On Behalf of | Feb 23, 2024 | Firm News |

Incorporating charitable gifting into your estate plan can help you to support causes and organizations you care about. It’s a way to better ensure that your legacy has a lasting impact, aligning your charitable values with your financial planning.

By understanding the different methods of including charitable gifts in your estate plan, you can make informed decisions that can benefit your other beneficiaries and your chosen charities alike.

Choose an informed vehicle for your charitable gifts

One effective way to incorporate charitable giving into your estate plan is through your will. This straightforward method lets you specify the amount or percentage of your estate you wish to leave to charity. It’s flexible, allowing you to change your mind at any time and doesn’t affect your finances during your lifetime. Bequests can significantly reduce your estate tax burden, potentially leaving more for your beneficiaries.

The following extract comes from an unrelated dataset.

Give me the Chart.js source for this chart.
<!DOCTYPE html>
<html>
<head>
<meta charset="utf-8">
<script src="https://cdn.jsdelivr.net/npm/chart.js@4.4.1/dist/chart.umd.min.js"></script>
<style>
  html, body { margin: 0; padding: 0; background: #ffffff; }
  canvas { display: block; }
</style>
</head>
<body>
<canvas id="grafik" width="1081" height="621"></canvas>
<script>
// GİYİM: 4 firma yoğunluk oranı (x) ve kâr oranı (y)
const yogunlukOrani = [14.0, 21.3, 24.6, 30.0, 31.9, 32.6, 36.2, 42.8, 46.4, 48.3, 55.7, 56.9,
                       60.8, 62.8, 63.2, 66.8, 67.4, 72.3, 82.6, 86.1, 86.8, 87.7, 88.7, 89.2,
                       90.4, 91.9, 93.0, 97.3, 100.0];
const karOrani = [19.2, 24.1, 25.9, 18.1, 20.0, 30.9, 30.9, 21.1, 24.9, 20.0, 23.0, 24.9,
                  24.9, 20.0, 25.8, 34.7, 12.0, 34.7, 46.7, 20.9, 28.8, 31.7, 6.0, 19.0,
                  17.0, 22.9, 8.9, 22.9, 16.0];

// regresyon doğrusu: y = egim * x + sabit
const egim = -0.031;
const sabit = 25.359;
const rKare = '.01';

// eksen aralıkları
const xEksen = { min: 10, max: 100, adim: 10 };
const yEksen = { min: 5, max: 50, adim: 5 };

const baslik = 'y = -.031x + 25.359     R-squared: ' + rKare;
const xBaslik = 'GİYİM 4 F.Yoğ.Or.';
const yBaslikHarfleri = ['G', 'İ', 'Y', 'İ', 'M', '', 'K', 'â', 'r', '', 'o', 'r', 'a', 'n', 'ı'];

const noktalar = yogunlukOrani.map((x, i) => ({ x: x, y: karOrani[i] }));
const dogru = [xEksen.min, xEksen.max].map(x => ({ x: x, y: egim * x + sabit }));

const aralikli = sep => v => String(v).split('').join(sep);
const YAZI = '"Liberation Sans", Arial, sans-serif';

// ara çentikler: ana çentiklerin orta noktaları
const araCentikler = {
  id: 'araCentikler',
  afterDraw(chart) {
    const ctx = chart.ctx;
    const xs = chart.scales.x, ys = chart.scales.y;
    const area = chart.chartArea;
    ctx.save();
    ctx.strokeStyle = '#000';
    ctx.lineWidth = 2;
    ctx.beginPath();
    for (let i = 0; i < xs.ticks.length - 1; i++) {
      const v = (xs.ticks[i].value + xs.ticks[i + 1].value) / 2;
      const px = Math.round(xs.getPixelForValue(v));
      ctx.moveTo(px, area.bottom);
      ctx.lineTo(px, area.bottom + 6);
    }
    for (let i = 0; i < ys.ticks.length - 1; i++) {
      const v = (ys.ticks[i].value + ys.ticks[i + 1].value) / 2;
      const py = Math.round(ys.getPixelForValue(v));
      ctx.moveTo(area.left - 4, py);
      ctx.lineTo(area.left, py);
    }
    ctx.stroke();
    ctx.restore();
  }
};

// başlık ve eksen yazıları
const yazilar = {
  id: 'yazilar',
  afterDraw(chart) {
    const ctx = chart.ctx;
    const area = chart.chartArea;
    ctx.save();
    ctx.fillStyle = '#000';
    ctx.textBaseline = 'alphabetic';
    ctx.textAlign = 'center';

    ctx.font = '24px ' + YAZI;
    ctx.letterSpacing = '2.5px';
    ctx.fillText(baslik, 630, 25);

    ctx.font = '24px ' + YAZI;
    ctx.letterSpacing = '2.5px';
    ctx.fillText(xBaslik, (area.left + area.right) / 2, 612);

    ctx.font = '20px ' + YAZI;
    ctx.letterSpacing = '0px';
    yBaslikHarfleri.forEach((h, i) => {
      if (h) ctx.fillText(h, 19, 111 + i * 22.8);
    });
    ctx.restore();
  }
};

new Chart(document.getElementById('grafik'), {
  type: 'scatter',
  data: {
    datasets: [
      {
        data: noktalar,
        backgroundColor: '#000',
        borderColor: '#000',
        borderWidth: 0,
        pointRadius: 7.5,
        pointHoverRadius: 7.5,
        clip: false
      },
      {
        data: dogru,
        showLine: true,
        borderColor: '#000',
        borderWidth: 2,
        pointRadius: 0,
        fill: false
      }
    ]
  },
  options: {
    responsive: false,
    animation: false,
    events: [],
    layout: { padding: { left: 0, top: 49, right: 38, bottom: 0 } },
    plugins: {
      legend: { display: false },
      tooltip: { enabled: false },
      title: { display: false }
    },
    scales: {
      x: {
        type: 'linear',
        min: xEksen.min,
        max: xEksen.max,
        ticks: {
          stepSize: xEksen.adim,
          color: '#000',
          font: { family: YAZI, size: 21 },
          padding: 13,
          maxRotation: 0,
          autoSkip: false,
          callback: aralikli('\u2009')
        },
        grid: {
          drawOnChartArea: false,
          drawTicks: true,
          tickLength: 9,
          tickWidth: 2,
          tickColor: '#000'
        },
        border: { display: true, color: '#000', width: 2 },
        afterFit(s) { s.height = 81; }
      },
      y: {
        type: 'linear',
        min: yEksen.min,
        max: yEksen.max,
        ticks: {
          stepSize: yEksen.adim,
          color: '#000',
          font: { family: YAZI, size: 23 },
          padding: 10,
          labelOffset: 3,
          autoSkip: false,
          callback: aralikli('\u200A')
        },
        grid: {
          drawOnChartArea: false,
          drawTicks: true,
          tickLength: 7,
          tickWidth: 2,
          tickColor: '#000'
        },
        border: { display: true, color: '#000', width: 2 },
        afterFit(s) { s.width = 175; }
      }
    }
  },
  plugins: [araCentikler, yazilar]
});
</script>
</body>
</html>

Another option is setting up a charitable remainder trust (CRT). This allows you to receive income for life or a specified term of years, after which the remainder of the trust goes to your designated charity. CRTs can offer tax benefits, such as a charitable income tax deduction and potential savings on capital gains taxes. This option is particularly attractive if you have highly appreciated assets.

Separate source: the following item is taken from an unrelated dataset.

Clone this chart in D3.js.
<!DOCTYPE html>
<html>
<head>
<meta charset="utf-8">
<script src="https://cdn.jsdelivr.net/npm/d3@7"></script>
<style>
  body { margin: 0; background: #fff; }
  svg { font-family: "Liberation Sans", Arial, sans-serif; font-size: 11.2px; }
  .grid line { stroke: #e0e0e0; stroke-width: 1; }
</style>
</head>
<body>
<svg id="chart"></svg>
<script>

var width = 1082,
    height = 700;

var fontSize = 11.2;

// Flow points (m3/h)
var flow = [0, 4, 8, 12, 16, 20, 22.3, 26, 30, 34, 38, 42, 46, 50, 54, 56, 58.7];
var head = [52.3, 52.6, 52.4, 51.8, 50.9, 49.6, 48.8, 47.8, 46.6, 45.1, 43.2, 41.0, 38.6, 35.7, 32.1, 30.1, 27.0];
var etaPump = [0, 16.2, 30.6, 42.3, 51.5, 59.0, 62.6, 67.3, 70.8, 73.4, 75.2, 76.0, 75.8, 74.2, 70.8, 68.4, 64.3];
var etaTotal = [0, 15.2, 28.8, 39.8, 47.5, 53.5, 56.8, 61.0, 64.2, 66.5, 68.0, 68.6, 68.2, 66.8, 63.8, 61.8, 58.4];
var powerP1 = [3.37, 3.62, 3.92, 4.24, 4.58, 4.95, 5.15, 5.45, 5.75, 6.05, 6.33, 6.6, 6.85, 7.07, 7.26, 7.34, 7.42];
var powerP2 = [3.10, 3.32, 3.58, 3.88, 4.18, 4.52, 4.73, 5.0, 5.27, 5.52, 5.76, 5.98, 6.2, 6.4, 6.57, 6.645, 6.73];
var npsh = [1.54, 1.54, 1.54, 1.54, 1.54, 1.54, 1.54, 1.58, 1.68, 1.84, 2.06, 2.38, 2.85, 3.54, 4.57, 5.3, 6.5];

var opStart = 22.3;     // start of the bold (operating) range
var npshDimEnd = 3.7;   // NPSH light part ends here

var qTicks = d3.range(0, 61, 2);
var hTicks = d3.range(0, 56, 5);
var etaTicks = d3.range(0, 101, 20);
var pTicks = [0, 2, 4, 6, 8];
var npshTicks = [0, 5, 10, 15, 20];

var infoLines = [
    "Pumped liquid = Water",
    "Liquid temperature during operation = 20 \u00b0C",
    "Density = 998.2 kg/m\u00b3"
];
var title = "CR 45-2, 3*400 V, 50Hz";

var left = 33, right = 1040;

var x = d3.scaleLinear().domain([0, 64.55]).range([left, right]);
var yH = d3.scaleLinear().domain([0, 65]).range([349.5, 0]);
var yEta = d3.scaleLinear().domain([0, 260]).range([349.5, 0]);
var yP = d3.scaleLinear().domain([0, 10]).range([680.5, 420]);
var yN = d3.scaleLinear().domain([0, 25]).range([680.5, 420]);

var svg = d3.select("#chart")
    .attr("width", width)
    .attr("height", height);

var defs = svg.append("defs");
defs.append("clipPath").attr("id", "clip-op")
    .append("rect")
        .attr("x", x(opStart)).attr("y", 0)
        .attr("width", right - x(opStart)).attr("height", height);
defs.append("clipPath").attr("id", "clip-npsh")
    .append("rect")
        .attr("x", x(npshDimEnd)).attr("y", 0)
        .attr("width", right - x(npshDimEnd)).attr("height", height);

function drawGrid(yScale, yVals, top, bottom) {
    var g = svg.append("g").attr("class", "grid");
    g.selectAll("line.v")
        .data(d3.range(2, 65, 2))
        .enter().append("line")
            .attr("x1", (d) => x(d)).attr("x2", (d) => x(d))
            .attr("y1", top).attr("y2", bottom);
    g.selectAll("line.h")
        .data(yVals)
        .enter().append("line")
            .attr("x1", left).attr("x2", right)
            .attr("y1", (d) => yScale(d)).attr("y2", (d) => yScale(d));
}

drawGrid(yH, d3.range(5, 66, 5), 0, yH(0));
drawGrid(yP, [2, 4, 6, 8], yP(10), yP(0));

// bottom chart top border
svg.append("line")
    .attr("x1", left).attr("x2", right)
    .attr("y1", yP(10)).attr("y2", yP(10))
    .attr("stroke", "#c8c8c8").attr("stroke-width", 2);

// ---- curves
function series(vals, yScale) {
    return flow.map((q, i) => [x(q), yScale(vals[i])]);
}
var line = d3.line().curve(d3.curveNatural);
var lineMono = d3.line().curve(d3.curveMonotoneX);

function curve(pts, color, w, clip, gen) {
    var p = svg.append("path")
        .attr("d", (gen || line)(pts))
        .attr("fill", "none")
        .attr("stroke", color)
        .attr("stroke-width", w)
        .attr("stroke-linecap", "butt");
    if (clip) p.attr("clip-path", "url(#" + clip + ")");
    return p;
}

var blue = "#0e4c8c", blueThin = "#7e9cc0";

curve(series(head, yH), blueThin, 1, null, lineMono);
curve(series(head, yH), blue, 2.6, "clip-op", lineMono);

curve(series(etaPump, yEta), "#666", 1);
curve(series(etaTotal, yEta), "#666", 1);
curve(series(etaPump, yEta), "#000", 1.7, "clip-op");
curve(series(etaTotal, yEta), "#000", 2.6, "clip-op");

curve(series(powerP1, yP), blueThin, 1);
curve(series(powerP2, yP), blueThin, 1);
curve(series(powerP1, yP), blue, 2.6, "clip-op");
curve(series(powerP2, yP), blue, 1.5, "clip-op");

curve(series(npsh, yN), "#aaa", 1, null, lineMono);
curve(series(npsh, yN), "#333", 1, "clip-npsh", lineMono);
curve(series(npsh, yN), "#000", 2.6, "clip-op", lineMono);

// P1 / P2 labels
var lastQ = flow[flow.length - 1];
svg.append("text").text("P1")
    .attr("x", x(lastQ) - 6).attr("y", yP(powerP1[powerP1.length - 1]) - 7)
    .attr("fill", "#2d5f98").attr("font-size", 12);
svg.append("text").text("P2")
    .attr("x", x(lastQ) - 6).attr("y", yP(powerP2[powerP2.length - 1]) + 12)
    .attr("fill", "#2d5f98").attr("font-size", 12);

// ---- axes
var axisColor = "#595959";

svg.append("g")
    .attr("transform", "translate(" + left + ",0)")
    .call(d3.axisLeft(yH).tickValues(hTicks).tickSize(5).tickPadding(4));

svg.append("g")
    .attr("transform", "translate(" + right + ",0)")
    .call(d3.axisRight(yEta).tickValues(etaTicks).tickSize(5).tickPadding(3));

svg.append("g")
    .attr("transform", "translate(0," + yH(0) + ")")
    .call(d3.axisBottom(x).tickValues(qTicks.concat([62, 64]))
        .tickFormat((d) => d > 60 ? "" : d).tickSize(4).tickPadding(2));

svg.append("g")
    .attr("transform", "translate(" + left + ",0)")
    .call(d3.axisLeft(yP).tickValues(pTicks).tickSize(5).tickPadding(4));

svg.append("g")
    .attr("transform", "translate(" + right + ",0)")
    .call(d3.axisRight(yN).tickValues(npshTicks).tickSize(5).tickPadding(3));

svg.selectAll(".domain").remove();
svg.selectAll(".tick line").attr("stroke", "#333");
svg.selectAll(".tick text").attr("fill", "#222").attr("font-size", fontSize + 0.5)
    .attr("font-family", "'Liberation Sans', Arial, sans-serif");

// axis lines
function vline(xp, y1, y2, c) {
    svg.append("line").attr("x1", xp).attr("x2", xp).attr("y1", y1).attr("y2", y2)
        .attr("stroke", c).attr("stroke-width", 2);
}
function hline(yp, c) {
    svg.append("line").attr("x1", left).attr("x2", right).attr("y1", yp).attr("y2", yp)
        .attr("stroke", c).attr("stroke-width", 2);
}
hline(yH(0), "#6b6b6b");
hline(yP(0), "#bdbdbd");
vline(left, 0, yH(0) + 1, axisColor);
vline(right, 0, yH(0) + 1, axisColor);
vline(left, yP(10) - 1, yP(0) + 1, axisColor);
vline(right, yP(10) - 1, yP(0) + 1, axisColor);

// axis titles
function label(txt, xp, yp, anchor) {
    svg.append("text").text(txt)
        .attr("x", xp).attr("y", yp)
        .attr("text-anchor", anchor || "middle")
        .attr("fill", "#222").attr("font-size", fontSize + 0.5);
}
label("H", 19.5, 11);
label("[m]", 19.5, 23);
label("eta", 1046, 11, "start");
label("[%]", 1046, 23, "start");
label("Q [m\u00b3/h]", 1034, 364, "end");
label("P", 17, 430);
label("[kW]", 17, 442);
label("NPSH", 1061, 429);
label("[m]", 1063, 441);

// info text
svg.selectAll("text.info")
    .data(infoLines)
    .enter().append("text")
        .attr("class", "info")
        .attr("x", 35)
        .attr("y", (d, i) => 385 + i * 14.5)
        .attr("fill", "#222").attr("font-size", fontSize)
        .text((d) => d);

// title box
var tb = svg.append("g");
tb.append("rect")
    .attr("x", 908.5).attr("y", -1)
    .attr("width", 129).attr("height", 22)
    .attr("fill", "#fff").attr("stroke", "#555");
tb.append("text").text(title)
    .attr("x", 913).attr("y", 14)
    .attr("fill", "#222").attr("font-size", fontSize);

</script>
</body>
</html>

Maximize your tax benefits

Understanding each method’s tax implications is essential to ensure you and your beneficiaries receive the maximum tax benefits from your charitable giving. Donations made through your estate can reduce the size of your taxable estate, potentially lowering estate taxes. If you’re considering large gifts, it might be worth consulting with a financial advisor to navigate the complexities of tax laws and regulations.

Incorporating a donor-advised fund (DAF) into your estate plan is another way to manage your charitable giving efficiently. With a DAF, you can make a charitable contribution, receive an immediate tax deduction and then recommend grants from the fund over time. This option provides flexibility and control over how and when your gifts are distributed, allowing you to respond to changing needs and interests.

Clear communication is vital when including charitable gifts in your estate plan. Discuss your plans with your family and the receiving organizations to avoid surprises and better ensure that your wishes are understood and respected. Leaving detailed instructions in your will or trust can help prevent misunderstandings and help you to meet your charitable goals.